The word has certainly reached  CSDs. For them, LEIs are natural territory. CSDs have a relationship with every
public issuer of equity and fixed income instruments in their markets. Some, notably the Depository Trust and Clearing Corporation (DTCC) in the United States, have become an official issuer of LEIs. In addition, even the most cursory review of the list of members of the Association of National Numbering Agencies (ANNA) proves that CSDs are in many cases also the national securities numbering agency.

This puts CSDs in an excellent position to map LEIs to the International Securities Identification Numbers (ISINs) issued members of by ANNA. As it happens, GLEIF plans to work with ANNA to offer a LEI-to-ISIN mapping service from 2019, to match the LEI-to-Bank Identifier Codes (BICs) service it has developed in conjunction with SWIFT. Mapping of LEIs to ISINs and BICs could help customers of CSDs manage counterparty risk and manage their collateral and liquidity positions better. CSDs could help by adding the LEI to the messages they send, as a service to their customers.

“Mapping LEIs to ISINs is a value-added service that is not too complex to deliver,” says Hartsink. “CSDs can
have access to all LEIs for free and build services around it.” One sales opportunity he sees is to sell international banks data tools for managing the risk of their correspondent and agent bank networks across multiple markets,
currencies, CCPs and payments infrastructures. “Their risk and liquidity managers face a complex challenge in consolidating data from multiple data feeds, and then managing the cash and collateral demands and opportunities the data contains,” says Hartsink. “CSDs could develop data consolidation services, based on LEIs, to help them.”

He adds that CSDs could extend the same thinking to retail investors, which have an interest in high quality counterparty risk data sources of the kind currently available to institutional investors only. “How can you tell which companies your fund or tracker is really invested in?” asks Hartsink. “What organisation is really behind the management company of your asset or wealth manager? CSDs could help retail investors find out. The principle `Know Your Supplier’ is also relevant for retail investors.”

The success of LEI adoption in G20 countries needs to be reproduced elsewhere

The ability of CSDs to develop these services ultimately hinges on the comprehensiveness of the LEI data set. With
at most two thirds of one per cent of all legal entities in possession of a LEI so far, coverage is currently far from comprehensive.
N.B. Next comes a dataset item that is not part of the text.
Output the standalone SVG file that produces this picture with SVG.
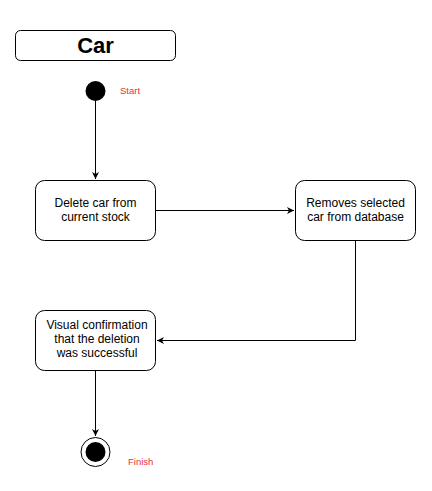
<svg xmlns="http://www.w3.org/2000/svg" width="432" height="491" viewBox="0 0 432 491">
<defs>
<marker id="ah" markerWidth="10" markerHeight="10" refX="8" refY="5" orient="auto" markerUnits="userSpaceOnUse">
<path d="M1,1.5 L8,5 L1,8.5 L3,5 Z" fill="#000"/>
</marker>
<style>
.box{fill:#fff;stroke:#000;stroke-width:1}
.t{font-family:"Liberation Sans",Arial,sans-serif;font-size:12px;fill:#000;text-anchor:middle}
.lbl{font-family:"Liberation Sans",Arial,sans-serif;font-size:9.5px;fill:#e8303a}
.c{fill:none;stroke:#000;stroke-width:1;marker-end:url(#ah)}
</style>
</defs>
<rect width="432" height="491" fill="#fff"/>
<g id="title">
<rect class="box" x="15.5" y="30.5" width="160" height="30" rx="5"/>
<text x="95.5" y="53" font-family="'Liberation Sans',Arial,sans-serif" font-size="22" font-weight="bold" text-anchor="middle">Car</text>
</g>
<g id="connectors">
<path class="c" d="M95.5,101 L95.5,179"/>
<path class="c" d="M155.5,210.5 L294,210.5"/>
<path class="c" d="M355.5,240 L355.5,340.5 L157,340.5"/>
<path class="c" d="M95.5,370 L95.5,436"/>
</g>
<g id="start">
<circle cx="95.5" cy="91" r="10" fill="#000"/>
<text class="lbl" x="120" y="94">Start</text>
</g>
<g id="delete">
<rect class="box" x="35.5" y="180.5" width="120" height="60" rx="9"/>
<text class="t" x="95.5" y="207">Delete car from</text>
<text class="t" x="95.5" y="221">current stock</text>
</g>
<g id="remove">
<rect class="box" x="295.5" y="180.5" width="120" height="60" rx="9"/>
<text class="t" x="355.5" y="207">Removes selected</text>
<text class="t" x="355.5" y="221">car from database</text>
</g>
<g id="confirm">
<rect class="box" x="35.5" y="310.5" width="120" height="60" rx="9"/>
<text class="t" x="97" y="329">Visual confirmation</text>
<text class="t" x="97" y="343">that the deletion</text>
<text class="t" x="97" y="357">was successful</text>
</g>
<g id="finish">
<circle cx="95.5" cy="452" r="14.5" fill="#fff" stroke="#000" stroke-width="1"/>
<circle cx="95.5" cy="452" r="10" fill="#000"/>
<text class="lbl" x="128" y="465">Finish</text>
</g>
</svg>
It is also patchy, with G20 countries making much more progress with LEIs than others.

This is why the GLEIF is working not only with ANNA but with the International Chamber of Commerce[3]
(ICC) and GS1[4] – the international barcode issuer – to accelerate the adoption of LEIs in domestic markets, and by non-financial companies. The ICC has issued a statement endorsing the use of LEIs in trade finance, for example. But in the end, adoption of LEIs almost certainly depends on government authorities making them mandatory for their regulatory reporting requirements.

On its website, the GLEIF publishes a list of 90 regulatory measures that require or request use of LEIs, which pertain to around 40 jurisdictions. Chief among them are the G20 countries, which include the EU and the United States, both of which require users of OTC derivatives to get LEIs. The proposed EU Prospectus Directive also requires issuers to get a LEI.

True, there is progress elsewhere, in Malaysia and India. The GLEIF was particularly pleased when the Reserve Bank of India made a LEI mandatory to obtain bank loans above a certain threshold.

But, in reality, national regulators hold widely differing views about the value of LEIs, with Americans arguing that main board directors of public companies should be added to the LEI data – a step even a regulatory manufactory as
prolific as the EU believes excessive. “There are different views not just between the United States, Europe and Asia, but between regulators as well, even in the same jurisdiction,” says Hartsink.

There also are inexplicable oddities. The 30 global systemically important banks (G-SIBs) identified by the FSB, for example, are not under any obligation to obtain LEIs for all the legal entities of their firm. The same is true of the nine global systemically important insurers named by the FSB. Whole fields of commercial activity, even in financial services, remain untouched. Hartsink points to the mutual funds industry, with its layers of umbrella and master-feeder funds, as a potential credit crisis in the making, yet even the FSB has not decided on a policy that includes funds as a target for LEI issuance.

Regulators can do more to accelerate adoption of LEIs

“Are we meeting the expectations of the regulators?” he asks. “Yes, in many jurisdictions, where we have delivered what they expected. But in other jurisdictions, especially outside the G20, they are not mandating adoption of the LEI. Regulators have it in their power to make adoption of LEIs proceed faster.”

Yet it would be a mistake to see Hartsink as anything but upbeat about the prospects for widespread adoption of LEIs. “I have done a number of similar things in my life, but this is a passion,” he says. “The G20 reasoned in the wake of the financial crisis that we could not continue to trade and finance each other internationally if we do not know the counterparties and, even where we can get to know the counterparties through a business register in a domestic market, the quality of the data is poor. So I would like to make the LEI happen as a broad public good, not just for myself, or the GLEIF. We may be a private foundation, but we are working for and creating a public good, for the benefit of the whole of society.”

The public good is a corporate responsibility that any CSD, as a “natural monopoly” supplier in a single jurisdiction, will recognise. So they should feel comfortable about helping the GLEIF to grow, and about making use of its output
to develop new products and services for their customers.

[1]The official name of the legal entity as recorded in official registers; the registered address of the legal entity; the country of formation; the codes for the representation of the name of the country and its sub-divisions; the date of the first LEI assignment, the date of the last update of the LEI information, and the date of expiry of the LEI, if applicable.
[2] McKinsey & Co and GLEIF, The Legal Entity Identifier: The Value of the Unique Counterparty ID, October 2017.